:: RECORDS FOR THIS EXERCISE

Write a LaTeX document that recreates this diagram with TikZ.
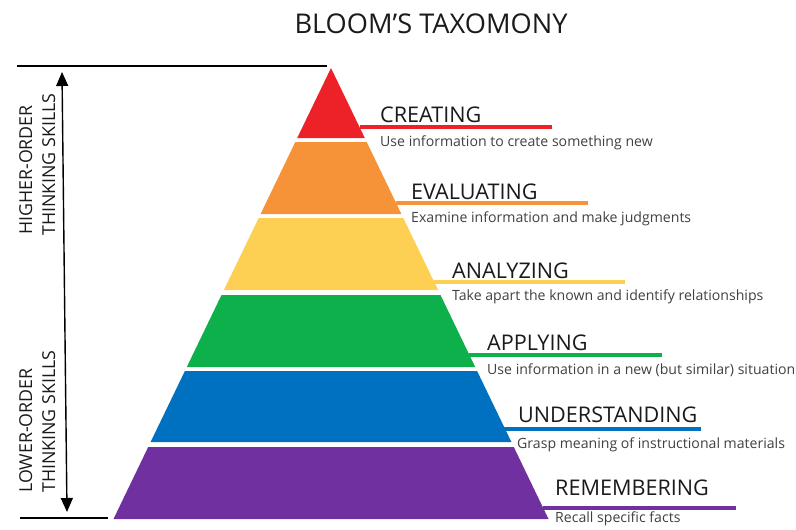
\documentclass[tikz,border=0pt]{standalone}
\usepackage{fontspec}
\setmainfont{Open Sans}
\usetikzlibrary{arrows.meta}
\definecolor{cred}{RGB}{237,34,40}
\definecolor{corange}{RGB}{246,146,56}
\definecolor{cyellow}{RGB}{253,208,84}
\definecolor{cgreen}{RGB}{14,176,76}
\definecolor{cblue}{RGB}{0,112,192}
\definecolor{cpurple}{RGB}{112,48,160}
\definecolor{ctext}{RGB}{26,26,26}
\definecolor{cdesc}{RGB}{64,64,64}
\begin{document}
\begin{tikzpicture}[x=1pt,y=-1pt,
  lvl/.style={anchor=base west,inner sep=0pt,text=ctext,font=\fontsize{21.6}{24}\selectfont},
  desc/.style={anchor=base west,inner sep=0pt,text=cdesc,font=\fontsize{14.1}{16}\selectfont},
  side/.style={anchor=base west,inner sep=0pt,rotate=90,text=ctext,font=\fontsize{17.8}{20}\selectfont},
  tick/.style={line width=4pt},
  rule/.style={line width=1.6pt,black}]
\useasboundingbox (0,0) rectangle (796,530);
% title
\node[anchor=base,inner sep=0pt,text=ctext,font=\fontsize{27.2}{30}\selectfont] (title) at (431,33) {BLOOM’S TAXOMONY};
% pyramid bands
\fill[cred]    (331,68) -- (364.8,138) -- (297.2,138) -- cycle;
\fill[corange] (295.3,142) -- (366.7,142) -- (401.4,214) -- (260.6,214) -- cycle;
\fill[cyellow] (258.7,218) -- (403.3,218) -- (438.1,290) -- (223.9,290) -- cycle;
\fill[cgreen]  (221.5,295) -- (440.5,295) -- (475.2,367) -- (186.8,367) -- cycle;
\fill[cblue]   (184.9,371) -- (477.1,371) -- (511.4,442) -- (150.6,442) -- cycle;
\fill[cpurple] (148.2,447) -- (513.8,447) -- (548.5,519) -- (113.5,519) -- cycle;
% tick lines
\coordinate (c1) at (359.5,127); \coordinate (c2) at (552,127);
\coordinate (e1) at (396,203);   \coordinate (e2) at (588,203);
\coordinate (a1) at (434,282);   \coordinate (a2) at (625,282);
\coordinate (p1) at (469,355);   \coordinate (p2) at (662,355);
\coordinate (u1) at (504,429);   \coordinate (u2) at (701,429);
\coordinate (r1) at (543,508);   \coordinate (r2) at (736,508);
\draw[tick,cred]    (c1) -- (c2);
\draw[tick,corange] (e1) -- (e2);
\draw[tick,cyellow] (a1) -- (a2);
\draw[tick,cgreen]  (p1) -- (p2);
\draw[tick,cblue]   (u1) -- (u2);
\draw[tick,cpurple] (r1) -- (r2);
% labels
\node[lvl] (creating) at (380,122) {CREATING};
\node[desc] (dcreating) at (380,146) {Use information to create something new};
\node[lvl] (evaluating) at (411,199) {EVALUATING};
\node[desc] (devaluating) at (411,222) {Examine information and make judgments};
\node[lvl] (analyzing) at (452,278) {ANALYZING};
\node[desc] (danalyzing) at (452,300) {Take apart the known and identify relationships};
\node[lvl] (applying) at (487,350) {APPLYING};
\node[desc] (dapplying) at (487,374) {Use information in a new (but similar) situation};
\node[lvl] (understanding) at (518,422) {UNDERSTANDING};
\node[desc] (dunderstanding) at (517,448) {Grasp meaning of instructional materials};
\node[lvl] (remembering) at (555,495) {REMEMBERING};
\node[desc] (dremembering) at (555,522) {Recall specific facts};
% left rules and arrow
\coordinate (tl) at (17,66); \coordinate (tr) at (327,66);
\coordinate (bl) at (20,518); \coordinate (br) at (108,518);
\draw[rule] (tl) -- (tr);
\draw[rule] (bl) -- (br);
\coordinate (atop) at (62,72); \coordinate (abot) at (67,512);
\draw[line width=1.4pt,{Triangle[length=14pt,width=12pt]}-{Triangle[length=14pt,width=12pt]}] (atop) -- (abot);
\node[side] (ho1) at (32,235) {HIGHER-ORDER};
\node[side] (ho2) at (55,236) {THINKING SKILLS};
\node[side] (lo1) at (32,493) {LOWER-ORDER};
\node[side] (lo2) at (55,493) {THINKING SKILLS};
\end{tikzpicture}
\end{document}
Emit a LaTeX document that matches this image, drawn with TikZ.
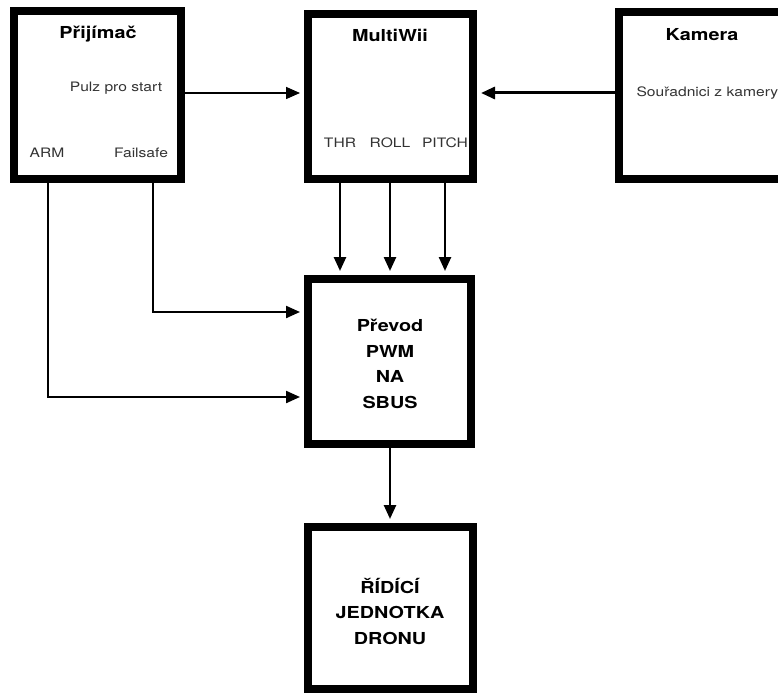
\documentclass[tikz,border=0pt]{standalone}
\usepackage{fontspec}
\setmainfont{TeX Gyre Heros}
\newfontfamily\blockfont[FakeStretch=1.2]{TeX Gyre Heros}
\usetikzlibrary{arrows.meta,positioning}

\begin{document}
\begin{tikzpicture}[
    x=1pt, y=-1pt,
    block/.style={rectangle, draw=black, line width=8pt, fill=white, inner sep=0pt},
    titletext/.style={font=\blockfont\bfseries\fontsize{16.5}{20}\selectfont},
    bigtext/.style={font=\blockfont\bfseries\fontsize{16.5}{25.5}\selectfont, align=center},
    porttext/.style={font=\blockfont\fontsize{13}{15}\selectfont, text=black!80},
    arrow/.style={-{Triangle[length=14pt, width=12pt]}, line width=2.2pt, shorten >=4pt}
]
\useasboundingbox (0,0) rectangle (778,695);

% blocks
\node[block, minimum width=167pt, minimum height=168pt] (prijimac) at (97.5,95) {};
\node[block, minimum width=165pt, minimum height=165pt] (multiwii) at (390.5,96.5) {};
\node[block, minimum width=167pt, minimum height=167pt] (kamera) at (702.5,95.5) {};
\node[block, minimum width=163pt, minimum height=165pt] (prevod) at (389.5,361.5) {};
\node[block, minimum width=165pt, minimum height=162pt] (ridici) at (390.5,608) {};

% texts inside the blocks
\node[titletext] (prijimac_title) at (98,34) {Přijímač};
\node[porttext] (pulz) at (116,88) {Pulz pro start};
\node[porttext] (arm) at (47,153) {ARM};
\node[porttext] (failsafe) at (141,153) {Failsafe};

\node[titletext] (multiwii_title) at (390,35) {MultiWii};
\node[porttext] (thr) at (340,143) {THR};
\node[porttext] (roll) at (390,143) {ROLL};
\node[porttext] (pitch) at (445,143) {PITCH};

\node[titletext] (kamera_title) at (702,35) {Kamera};
\node[porttext, anchor=west] (souradnice) at (633,93) {Souřadnici z kamery};

\node[bigtext] (prevod_text) at (390,364) {Převod\\PWM\\NA\\SBUS};
\node[bigtext] (ridici_text) at (390,611) {ŘÍDÍCÍ\\JEDNOTKA\\DRONU};

% connectors
\coordinate (fs_in) at ([yshift=49.5pt]prevod.west);
\coordinate (arm_in) at ([yshift=-35.5pt]prevod.west);

\draw[arrow, line width=1.6pt] (prijimac.east |- 0,93) -- (multiwii.west |- 0,93);
\draw[arrow, line width=3pt] (kamera.west |- 0,93) -- (multiwii.east |- 0,93);

\draw[arrow, line width=2.5pt] (thr |- multiwii.south) -- (thr |- prevod.north);
\draw[arrow, line width=2.5pt] (roll |- multiwii.south) -- (roll |- prevod.north);
\draw[arrow, line width=2.5pt] (pitch |- multiwii.south) -- (pitch |- prevod.north);

\draw[arrow] (prijimac.south -| 153,0) |- (fs_in);
\draw[arrow] (prijimac.south -| 48,0) |- (arm_in);

\draw[arrow, line width=2.5pt] (prevod.south -| 390,0) -- (ridici.north -| 390,0);
\end{tikzpicture}
\end{document}
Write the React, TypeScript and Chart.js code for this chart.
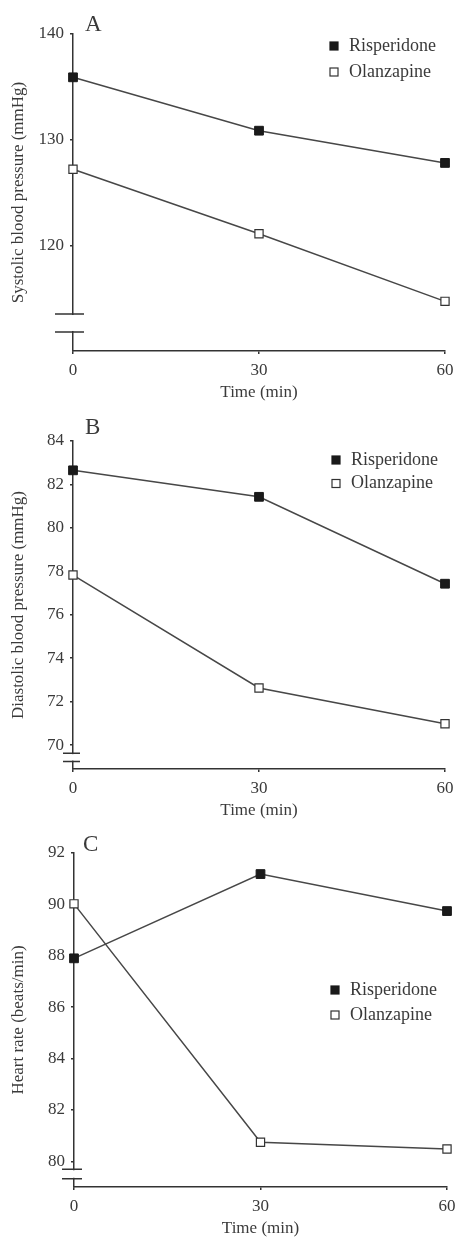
import React, { useEffect, useRef } from "react";
import { Chart, registerables } from "chart.js";

Chart.register(...registerables);

// ---------------- data ----------------
const TIME_MIN = [0, 30, 60];
const X_TICKS = [0, 30, 60];
const SERIES_NAMES = ["Risperidone", "Olanzapine"];
const X_TITLE = "Time (min)";

const SBP_RISPERIDONE = [135.9, 130.85, 127.8];
const SBP_OLANZAPINE = [127.2, 121.1, 114.7];
const SBP_TICKS = [120, 130, 140];

const DBP_RISPERIDONE = [82.65, 81.43, 77.43];
const DBP_OLANZAPINE = [77.83, 72.63, 70.98];
const DBP_TICKS = [70, 72, 74, 76, 78, 80, 82, 84];

const HR_RISPERIDONE = [87.9, 91.18, 89.74];
const HR_OLANZAPINE = [90.02, 80.74, 80.48];
const HR_TICKS = [80, 82, 84, 86, 88, 90, 92];

// ---------------- styles ----------------
const FONT_FAMILY = '"Liberation Serif", "Times New Roman", serif';
const TEXT_COLOR = "#3a3a3a";
const AXIS_COLOR = "#333333";
const LINE_COLOR = "#474747";

Chart.defaults.font.family = FONT_FAMILY;

type PanelCfg = {
  letter: string;
  yTitle: string;
  ris: number[];
  ola: number[];
  ticks: number[];
  yMin: number;
  yMax: number;
  breakHigh: number;
  breakLow: number;
  breakSpan: [number, number];
  top: number;
  height: number;
  padTop: number;
  padBottom: number;
  padRight: number;
  yWidth: number;
  legendX: number;
  legendY: number;
  legendGap: number;
  letterX: number;
  letterY: number;
};

const PANELS: PanelCfg[] = [
  {
    letter: "A",
    yTitle: "Systolic blood pressure (mmHg)",
    ris: SBP_RISPERIDONE,
    ola: SBP_OLANZAPINE,
    ticks: SBP_TICKS,
    yMin: 110,
    yMax: 140,
    breakHigh: 113.5,
    breakLow: 111.8,
    breakSpan: [-18, 11],
    top: 0,
    height: 405,
    padTop: 34,
    padBottom: 2,
    padRight: 10,
    yWidth: 73,
    legendX: 334,
    legendY: 46,
    legendGap: 26,
    letterX: 85,
    letterY: 25,
  },
  {
    letter: "B",
    yTitle: "Diastolic blood pressure (mmHg)",
    ris: DBP_RISPERIDONE,
    ola: DBP_OLANZAPINE,
    ticks: DBP_TICKS,
    yMin: 68.9,
    yMax: 84,
    breakHigh: 69.63,
    breakLow: 69.24,
    breakSpan: [-10, 7],
    top: 405,
    height: 420,
    padTop: 36,
    padBottom: 4,
    padRight: 10,
    yWidth: 73,
    legendX: 336,
    legendY: 55,
    legendGap: 23.5,
    letterX: 85,
    letterY: 23,
  },
  {
    letter: "C",
    yTitle: "Heart rate (beats/min)",
    ris: HR_RISPERIDONE,
    ola: HR_OLANZAPINE,
    ticks: HR_TICKS,
    yMin: 79,
    yMax: 92,
    breakHigh: 79.69,
    breakLow: 79.32,
    breakSpan: [-12, 8],
    top: 825,
    height: 415,
    padTop: 28,
    padBottom: 1,
    padRight: 8,
    yWidth: 74,
    legendX: 335,
    legendY: 165,
    legendGap: 25,
    letterX: 83,
    letterY: 20,
  },
];

const decorPlugin = {
  id: "panelDecor",
  afterDraw(chart: any, _args: any, opts: any) {
    const { ctx, chartArea, scales } = chart;
    const y = scales.y;
    const axisX = chartArea.left;
    ctx.save();

    // axis break
    const yUp = y.getPixelForValue(opts.breakHigh);
    const yLo = y.getPixelForValue(opts.breakLow);
    ctx.fillStyle = "#ffffff";
    ctx.fillRect(axisX - 3, yUp + 1, 6, yLo - yUp - 2);
    ctx.strokeStyle = AXIS_COLOR;
    ctx.lineWidth = 1.5;
    ctx.beginPath();
    ctx.moveTo(axisX + opts.breakSpan[0], yUp);
    ctx.lineTo(axisX + opts.breakSpan[1], yUp);
    ctx.moveTo(axisX + opts.breakSpan[0], yLo);
    ctx.lineTo(axisX + opts.breakSpan[1], yLo);
    ctx.stroke();

    // panel letter
    ctx.fillStyle = TEXT_COLOR;
    ctx.font = `23px ${FONT_FAMILY}`;
    ctx.textBaseline = "middle";
    ctx.textAlign = "left";
    ctx.fillText(opts.letter, opts.letterX, opts.letterY);

    // legend
    ctx.font = `18px ${FONT_FAMILY}`;
    chart.data.datasets.forEach((ds: any, i: number) => {
      const cy = opts.legendY + i * opts.legendGap;
      const s = 8;
      ctx.fillStyle = ds.pointBackgroundColor;
      ctx.fillRect(opts.legendX - s / 2, cy - s / 2, s, s);
      ctx.strokeStyle = ds.pointBorderColor;
      ctx.lineWidth = 1.2;
      ctx.strokeRect(opts.legendX - s / 2, cy - s / 2, s, s);
      ctx.fillStyle = TEXT_COLOR;
      ctx.fillText(ds.label, opts.legendX + 15, cy);
    });
    ctx.restore();
  },
};

function Panel({ cfg }: { cfg: PanelCfg }) {
  const ref = useRef<HTMLCanvasElement | null>(null);

  useEffect(() => {
    if (!ref.current) return;
    const tickFont = { size: 17, family: FONT_FAMILY };
    const chart = new Chart(ref.current, {
      type: "line",
      data: {
        labels: TIME_MIN,
        datasets: [
          {
            label: SERIES_NAMES[0],
            data: TIME_MIN.map((t, i) => ({ x: t, y: cfg.ris[i] })),
            borderColor: LINE_COLOR,
            borderWidth: 1.5,
            pointStyle: "rect",
            pointRadius: 6.2,
            pointBackgroundColor: "#1a1a1a",
            pointBorderColor: "#1a1a1a",
            pointBorderWidth: 1,
            tension: 0,
            clip: false,
          },
          {
            label: SERIES_NAMES[1],
            data: TIME_MIN.map((t, i) => ({ x: t, y: cfg.ola[i] })),
            borderColor: LINE_COLOR,
            borderWidth: 1.5,
            pointStyle: "rect",
            pointRadius: 5.8,
            pointBackgroundColor: "#ffffff",
            pointBorderColor: "#333333",
            pointBorderWidth: 1.2,
            tension: 0,
            clip: false,
          },
        ],
      } as any,
      options: {
        animation: false,
        responsive: false,
        maintainAspectRatio: false,
        events: [],
        layout: {
          padding: { top: cfg.padTop, bottom: cfg.padBottom, left: 0, right: cfg.padRight },
        },
        plugins: {
          legend: { display: false },
          title: { display: false },
          tooltip: { enabled: false },
          panelDecor: {
            letter: cfg.letter,
            letterX: cfg.letterX,
            letterY: cfg.letterY,
            legendX: cfg.legendX,
            legendY: cfg.legendY,
            legendGap: cfg.legendGap,
            breakHigh: cfg.breakHigh,
            breakLow: cfg.breakLow,
            breakSpan: cfg.breakSpan,
          },
        } as any,
        scales: {
          x: {
            type: "linear",
            min: 0,
            max: 60,
            afterBuildTicks: (s: any) => {
              s.ticks = X_TICKS.map((v) => ({ value: v }));
            },
            afterFit: (s: any) => {
              s.height = 52;
              s.paddingLeft = 0;
              s.paddingRight = 0;
            },
            grid: {
              display: true,
              drawOnChartArea: false,
              drawTicks: true,
              tickLength: 3,
              color: AXIS_COLOR,
              lineWidth: 1.5,
            },
            border: { display: true, color: AXIS_COLOR, width: 1.5 },
            ticks: {
              font: tickFont,
              color: TEXT_COLOR,
              padding: 6,
              maxRotation: 0,
              autoSkip: false,
            },
            title: {
              display: true,
              text: X_TITLE,
              font: tickFont,
              color: TEXT_COLOR,
              padding: { top: 0, bottom: 0 },
            },
          },
          y: {
            type: "linear",
            min: cfg.yMin,
            max: cfg.yMax,
            afterBuildTicks: (s: any) => {
              s.ticks = cfg.ticks.map((v) => ({ value: v }));
            },
            afterFit: (s: any) => {
              s.width = cfg.yWidth;
              s.paddingTop = 0;
              s.paddingBottom = 0;
            },
            grid: {
              display: true,
              drawOnChartArea: false,
              drawTicks: true,
              tickLength: 3,
              color: AXIS_COLOR,
              lineWidth: 1.5,
            },
            border: { display: true, color: AXIS_COLOR, width: 1.5 },
            ticks: {
              font: tickFont,
              color: TEXT_COLOR,
              padding: 6,
              autoSkip: false,
            },
            title: {
              display: true,
              text: cfg.yTitle,
              font: tickFont,
              color: TEXT_COLOR,
              padding: { top: 8, bottom: 0 },
            },
          },
        },
      } as any,
      plugins: [decorPlugin],
    });
    return () => chart.destroy();
  }, [cfg]);

  return (
    <canvas
      ref={ref}
      width={455}
      height={cfg.height}
      style={{ position: "absolute", left: 0, top: cfg.top, width: 455, height: cfg.height, display: "block" }}
    />
  );
}

export default function App() {
  return (
    <div style={{ position: "absolute", left: 0, top: 0, width: 455, height: 1240, background: "#ffffff" }}>
      {PANELS.map((p) => (
        <Panel key={p.letter} cfg={p} />
      ))}
    </div>
  );
}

::::

### WORK TO BE COMPLETED
Pull out and copy each line containing the string "LaTeX".

### EXPECTED OUTPUT
Write a LaTeX document that recreates this diagram with TikZ.
Emit a LaTeX document that matches this image, drawn with TikZ.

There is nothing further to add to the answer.